Director, Site Reliability Engineering
San Francisco, CA /
Technology & Networking – Software - SRE /
Crusoe Energy is on a mission to unlock value in stranded energy resources through the power of computation.
Take a look at what we do! - https://www.youtube.com/watch?v=Rlt8k71Quqw
We aim to align the long term interests of the climate with the future of global computing infrastructure. As data centers consume an exponentially growing power footprint to deliver technology to all connected devices, we are inspired by making sure that the energy meeting that demand is sourced in an environmentally responsible fashion. Crusoe co-locates mobile data centers with stranded energy resources, like flare gas and underloaded renewables, to deliver low-cost, carbon-negative distributed computing solutions. Crusoe Cloud is a managed cloud services platform powered by stranded energy that enables climate-friendly innovation in computationally intensive fields including artificial intelligence, graphics rendering and computational biology.
Our values drive our work from thinking like a mountaineer, our relentless commitment to resource efficiency and tapping into our collective genius. At Crusoe, you will be challenged to do the best work of your entire life and to be and become your best self.
Our teams are empowered to tackle hard problems that benefit our customers, grow our business and create a positive impact in reducing global emissions. You should have a proven track record of building fast, highly available infrastructure at scale.
About The Role
In this role, you will be responsible for leading a team of engineers in building and maintaining key infrastructure for the company. You should have a proven track record of building fast, highly available infrastructure at scale, and be able to use your expertise in cloud services, developer tools, and security practices to guide decision-making and ensure a high level of technical excellence.
You will report directly to the CTO and work closely with the engineering team to align the SRE team's work with the company's overall business objectives, while balancing resource trade-offs and maintaining a high degree of technical excellence.

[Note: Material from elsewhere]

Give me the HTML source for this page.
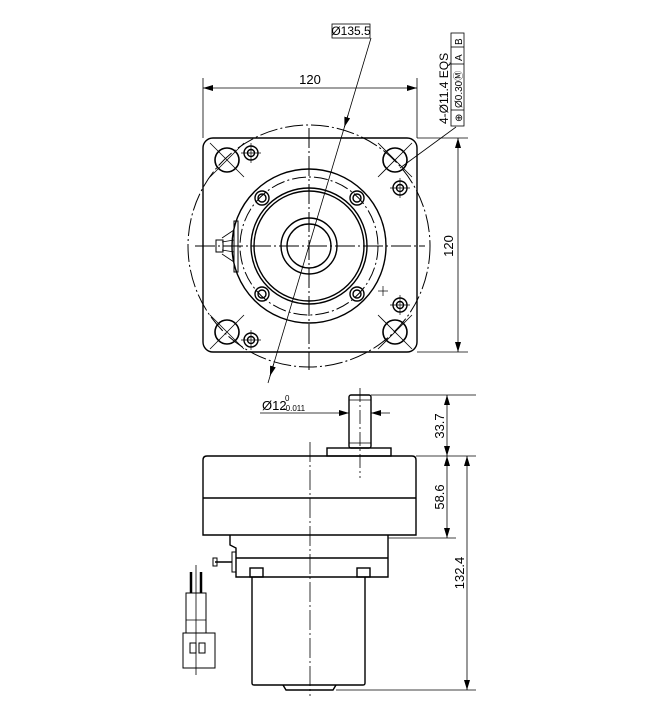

In addition to coordinating cross-functional technical projects and evaluating tools and frameworks for the engineering team, you will mentor engineers and take an active role in their development as the company grows. You will constantly refine technical and team fit assessments and work with engineering leadership to ensure that the team is meeting its goals and making a positive impact on global emissions.
A Day in the Life:
- Grow and lead the SRE organization focused on both the cloud platform and our fleet’s operational expansion
- Develop and implement the SRE strategy and roadmap around supporting network uptime, application deployment, security, and privacy
- Hire, onboard, mentor, and develop the SRE team members, while optimizing resources needed to deliver high-quality software on time
- Collaborate cross-functionally with relevant teams around the org (i.e., product management, operations, business development, customer support), to ensure that software reliability meets stakeholders’ needs and expectations
- Stay up-to-date on modern SRE tools, technologies, processes and best practices
- Hold the SRE team and wider organization accountable for maintaining this standard Co-facilitate architecture and infrastructure design decisions
You Will Thrive In This Role If:
- Bachelor's Degree in Computer Science or related field, or 15+ years relevant work experience
- 12+ years of professional SRE experience
- 8+ years of experience contributing to architecture, design patterns, reliability and scaling of new and current systems
- Has managed in an org where you helped define the role and built out the SRE function, including the hiring and developing of other SREs
- Experience with information security best practices
- Experience running and maintaining production infrastructure hosted on AWS/GCP/Azure
- Experience with logging, monitoring and alerting systems and tools where revenue and business goals were impacted by performance
- Leverages excellent written / verbal communication and interpersonal skills while embodying our company values at all times
- Embody the Company values
Exposure across the following domains, with strong expertise in at least four:
- Unix/Linux environments (kernel, networking, virtualization)
- Bare metal provisioning and physical datacenter operations
- Modern cloud infrastructure tools such as Docker, Kubernetes
- Infrastructure-as-code tooling such as Pulumi, Ansible, Cloud Formation, Terraform
- Modern CI/CD practices and build systems, such as GitLab CI/CD, CircleCI, GitHub Actions
- TCP/IP and network programming
- Hybrid work schedule
- Industry competitive pay
- Restricted Stock Units in a fast growing, well-funded technology company
- Health insurance package options that include HDHP and PPO, vision, and dental for you and your dependents
- Paid Parental Leave
- Paid life insurance, short-term and long-term disability
- Pet-friendly offices
- 401(k) with a 100% match up to 4% of salary
- Unlimited time off
- Cell phone reimbursement
- Tuition reimbursement
- Subscription to the Calm app
- NYDIG - Bitcoin Savings Plan
- Company paid commuter benefit; $100 per month
- Compensation will be paid in the range of $225,000 - $250,000. RSUs are included in all offers. Compensation to be determined by the applicants knowledge, education, and abilities, as well as internal equity and alignment with market data.
Crusoe Energy is an Equal Opportunity Employer. Employment decisions are made without regard to race, color, religion, disability, genetic information, pregnancy, citizenship, marital status, sex/gender, sexual preference/ orientation, gender identity, age, veteran status, national origin, or any other status protected by law or regulation.